What is needed
Give back the lines exactly, from the first one to the line with "var HEAD_BASE = 35, HEAD_LINE = 26;", both ends included.

Data provided
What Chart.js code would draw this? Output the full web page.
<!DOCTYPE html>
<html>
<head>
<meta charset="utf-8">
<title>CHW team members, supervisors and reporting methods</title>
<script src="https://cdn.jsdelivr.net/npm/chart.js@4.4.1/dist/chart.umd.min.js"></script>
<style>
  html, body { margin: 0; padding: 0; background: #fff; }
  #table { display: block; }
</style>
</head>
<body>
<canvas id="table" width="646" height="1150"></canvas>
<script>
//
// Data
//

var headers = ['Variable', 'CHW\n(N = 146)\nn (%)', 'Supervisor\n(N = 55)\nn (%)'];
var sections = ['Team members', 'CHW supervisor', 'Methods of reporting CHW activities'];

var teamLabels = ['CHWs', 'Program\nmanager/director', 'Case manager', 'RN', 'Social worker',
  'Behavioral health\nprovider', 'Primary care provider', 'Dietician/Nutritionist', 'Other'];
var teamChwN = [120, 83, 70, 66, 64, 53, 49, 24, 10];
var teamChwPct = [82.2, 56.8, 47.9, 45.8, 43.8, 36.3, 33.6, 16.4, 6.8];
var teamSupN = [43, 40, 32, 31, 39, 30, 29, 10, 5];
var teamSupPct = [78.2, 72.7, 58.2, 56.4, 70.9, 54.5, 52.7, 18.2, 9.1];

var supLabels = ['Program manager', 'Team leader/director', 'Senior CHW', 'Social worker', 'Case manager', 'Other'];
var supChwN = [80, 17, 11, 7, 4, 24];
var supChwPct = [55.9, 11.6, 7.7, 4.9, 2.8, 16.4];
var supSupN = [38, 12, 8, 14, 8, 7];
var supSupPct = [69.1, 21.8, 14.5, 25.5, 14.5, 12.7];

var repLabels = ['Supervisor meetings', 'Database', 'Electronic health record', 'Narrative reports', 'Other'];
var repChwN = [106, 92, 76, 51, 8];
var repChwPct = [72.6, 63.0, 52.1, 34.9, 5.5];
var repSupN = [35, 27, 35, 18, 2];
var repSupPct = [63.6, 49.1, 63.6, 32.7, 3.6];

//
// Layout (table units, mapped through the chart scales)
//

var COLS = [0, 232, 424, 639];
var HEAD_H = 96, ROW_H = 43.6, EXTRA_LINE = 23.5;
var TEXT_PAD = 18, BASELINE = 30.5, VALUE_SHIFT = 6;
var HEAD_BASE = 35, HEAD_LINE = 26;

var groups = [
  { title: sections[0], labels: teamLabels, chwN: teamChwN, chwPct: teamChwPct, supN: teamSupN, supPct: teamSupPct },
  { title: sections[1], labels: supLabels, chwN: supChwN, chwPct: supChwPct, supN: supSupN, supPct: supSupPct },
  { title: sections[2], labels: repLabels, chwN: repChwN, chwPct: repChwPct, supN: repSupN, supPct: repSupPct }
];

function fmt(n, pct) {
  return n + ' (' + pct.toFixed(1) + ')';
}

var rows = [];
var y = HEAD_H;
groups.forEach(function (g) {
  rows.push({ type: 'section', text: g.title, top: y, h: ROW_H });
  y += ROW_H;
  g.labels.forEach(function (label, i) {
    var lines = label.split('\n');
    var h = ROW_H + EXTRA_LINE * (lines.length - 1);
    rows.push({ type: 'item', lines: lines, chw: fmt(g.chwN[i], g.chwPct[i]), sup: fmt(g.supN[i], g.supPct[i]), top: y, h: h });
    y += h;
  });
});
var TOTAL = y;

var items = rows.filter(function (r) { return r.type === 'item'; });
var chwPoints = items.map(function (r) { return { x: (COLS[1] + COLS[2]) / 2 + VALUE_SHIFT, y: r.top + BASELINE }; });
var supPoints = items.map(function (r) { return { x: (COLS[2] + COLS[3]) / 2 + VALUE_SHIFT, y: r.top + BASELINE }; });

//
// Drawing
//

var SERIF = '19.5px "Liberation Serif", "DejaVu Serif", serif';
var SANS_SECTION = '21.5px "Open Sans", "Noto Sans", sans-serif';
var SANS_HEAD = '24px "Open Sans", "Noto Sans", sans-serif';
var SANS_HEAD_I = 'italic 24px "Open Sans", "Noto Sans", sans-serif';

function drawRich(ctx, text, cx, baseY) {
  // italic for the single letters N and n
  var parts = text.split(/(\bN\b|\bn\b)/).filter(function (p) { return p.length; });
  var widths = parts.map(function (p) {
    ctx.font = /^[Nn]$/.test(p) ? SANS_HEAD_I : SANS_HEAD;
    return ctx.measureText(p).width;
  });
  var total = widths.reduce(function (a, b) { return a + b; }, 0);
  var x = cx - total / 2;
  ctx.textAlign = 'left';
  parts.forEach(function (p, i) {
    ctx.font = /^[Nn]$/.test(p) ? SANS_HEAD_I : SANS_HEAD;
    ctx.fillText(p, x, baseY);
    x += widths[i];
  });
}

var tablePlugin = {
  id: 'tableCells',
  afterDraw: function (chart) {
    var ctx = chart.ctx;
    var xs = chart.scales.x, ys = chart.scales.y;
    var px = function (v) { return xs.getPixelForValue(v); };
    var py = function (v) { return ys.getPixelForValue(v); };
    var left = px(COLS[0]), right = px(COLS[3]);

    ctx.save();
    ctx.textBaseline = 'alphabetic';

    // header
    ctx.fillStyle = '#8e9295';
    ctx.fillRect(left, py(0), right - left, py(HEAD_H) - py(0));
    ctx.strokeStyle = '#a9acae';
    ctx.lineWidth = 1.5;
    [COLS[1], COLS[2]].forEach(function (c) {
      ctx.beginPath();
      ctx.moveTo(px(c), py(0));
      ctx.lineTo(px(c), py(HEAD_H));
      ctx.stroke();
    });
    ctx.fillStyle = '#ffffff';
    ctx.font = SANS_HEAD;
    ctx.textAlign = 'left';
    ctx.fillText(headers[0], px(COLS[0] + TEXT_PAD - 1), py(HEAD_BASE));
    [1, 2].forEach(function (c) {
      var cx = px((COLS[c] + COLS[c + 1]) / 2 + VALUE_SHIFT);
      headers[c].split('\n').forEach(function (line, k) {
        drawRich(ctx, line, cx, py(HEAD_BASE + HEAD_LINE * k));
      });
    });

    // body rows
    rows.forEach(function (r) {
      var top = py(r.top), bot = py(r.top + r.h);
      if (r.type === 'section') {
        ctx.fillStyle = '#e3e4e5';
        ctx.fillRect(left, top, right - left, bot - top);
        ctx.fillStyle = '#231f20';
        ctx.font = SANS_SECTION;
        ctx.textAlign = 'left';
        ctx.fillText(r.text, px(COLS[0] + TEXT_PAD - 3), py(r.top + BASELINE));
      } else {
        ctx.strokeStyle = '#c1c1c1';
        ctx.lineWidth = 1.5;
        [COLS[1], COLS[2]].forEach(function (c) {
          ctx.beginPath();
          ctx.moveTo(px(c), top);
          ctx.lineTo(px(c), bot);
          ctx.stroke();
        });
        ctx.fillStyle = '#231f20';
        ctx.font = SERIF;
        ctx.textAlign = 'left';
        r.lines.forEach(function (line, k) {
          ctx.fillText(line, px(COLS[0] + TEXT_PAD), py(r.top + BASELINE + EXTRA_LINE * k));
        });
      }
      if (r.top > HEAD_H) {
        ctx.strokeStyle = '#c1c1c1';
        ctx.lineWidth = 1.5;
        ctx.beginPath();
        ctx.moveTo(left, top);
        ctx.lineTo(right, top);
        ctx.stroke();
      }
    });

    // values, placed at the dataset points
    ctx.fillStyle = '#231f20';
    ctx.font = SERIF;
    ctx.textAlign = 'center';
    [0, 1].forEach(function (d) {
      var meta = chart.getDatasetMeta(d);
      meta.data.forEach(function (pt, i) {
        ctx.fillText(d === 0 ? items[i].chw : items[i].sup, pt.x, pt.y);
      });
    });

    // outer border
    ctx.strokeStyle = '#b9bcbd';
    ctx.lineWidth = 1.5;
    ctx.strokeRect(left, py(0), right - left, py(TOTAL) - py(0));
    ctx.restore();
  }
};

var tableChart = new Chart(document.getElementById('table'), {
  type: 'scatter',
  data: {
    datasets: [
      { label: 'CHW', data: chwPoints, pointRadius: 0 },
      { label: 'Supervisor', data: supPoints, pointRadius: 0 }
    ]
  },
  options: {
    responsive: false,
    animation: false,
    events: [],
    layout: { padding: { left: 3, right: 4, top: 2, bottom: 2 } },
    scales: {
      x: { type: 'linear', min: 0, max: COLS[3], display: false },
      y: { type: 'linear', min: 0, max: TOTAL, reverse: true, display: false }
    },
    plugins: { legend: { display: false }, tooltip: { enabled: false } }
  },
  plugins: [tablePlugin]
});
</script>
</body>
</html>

Reply
What Chart.js code would draw this? Output the full web page.
<!DOCTYPE html>
<html>
<head>
<meta charset="utf-8">
<title>CHW team members, supervisors and reporting methods</title>
<script src="https://cdn.jsdelivr.net/npm/chart.js@4.4.1/dist/chart.umd.min.js"></script>
<style>
  html, body { margin: 0; padding: 0; background: #fff; }
  #table { display: block; }
</style>
</head>
<body>
<canvas id="table" width="646" height="1150"></canvas>
<script>
//
// Data
//

var headers = ['Variable', 'CHW\n(N = 146)\nn (%)', 'Supervisor\n(N = 55)\nn (%)'];
var sections = ['Team members', 'CHW supervisor', 'Methods of reporting CHW activities'];

var teamLabels = ['CHWs', 'Program\nmanager/director', 'Case manager', 'RN', 'Social worker',
  'Behavioral health\nprovider', 'Primary care provider', 'Dietician/Nutritionist', 'Other'];
var teamChwN = [120, 83, 70, 66, 64, 53, 49, 24, 10];
var teamChwPct = [82.2, 56.8, 47.9, 45.8, 43.8, 36.3, 33.6, 16.4, 6.8];
var teamSupN = [43, 40, 32, 31, 39, 30, 29, 10, 5];
var teamSupPct = [78.2, 72.7, 58.2, 56.4, 70.9, 54.5, 52.7, 18.2, 9.1];

var supLabels = ['Program manager', 'Team leader/director', 'Senior CHW', 'Social worker', 'Case manager', 'Other'];
var supChwN = [80, 17, 11, 7, 4, 24];
var supChwPct = [55.9, 11.6, 7.7, 4.9, 2.8, 16.4];
var supSupN = [38, 12, 8, 14, 8, 7];
var supSupPct = [69.1, 21.8, 14.5, 25.5, 14.5, 12.7];

var repLabels = ['Supervisor meetings', 'Database', 'Electronic health record', 'Narrative reports', 'Other'];
var repChwN = [106, 92, 76, 51, 8];
var repChwPct = [72.6, 63.0, 52.1, 34.9, 5.5];
var repSupN = [35, 27, 35, 18, 2];
var repSupPct = [63.6, 49.1, 63.6, 32.7, 3.6];

//
// Layout (table units, mapped through the chart scales)
//

var COLS = [0, 232, 424, 639];
var HEAD_H = 96, ROW_H = 43.6, EXTRA_LINE = 23.5;
var TEXT_PAD = 18, BASELINE = 30.5, VALUE_SHIFT = 6;
var HEAD_BASE = 35, HEAD_LINE = 26;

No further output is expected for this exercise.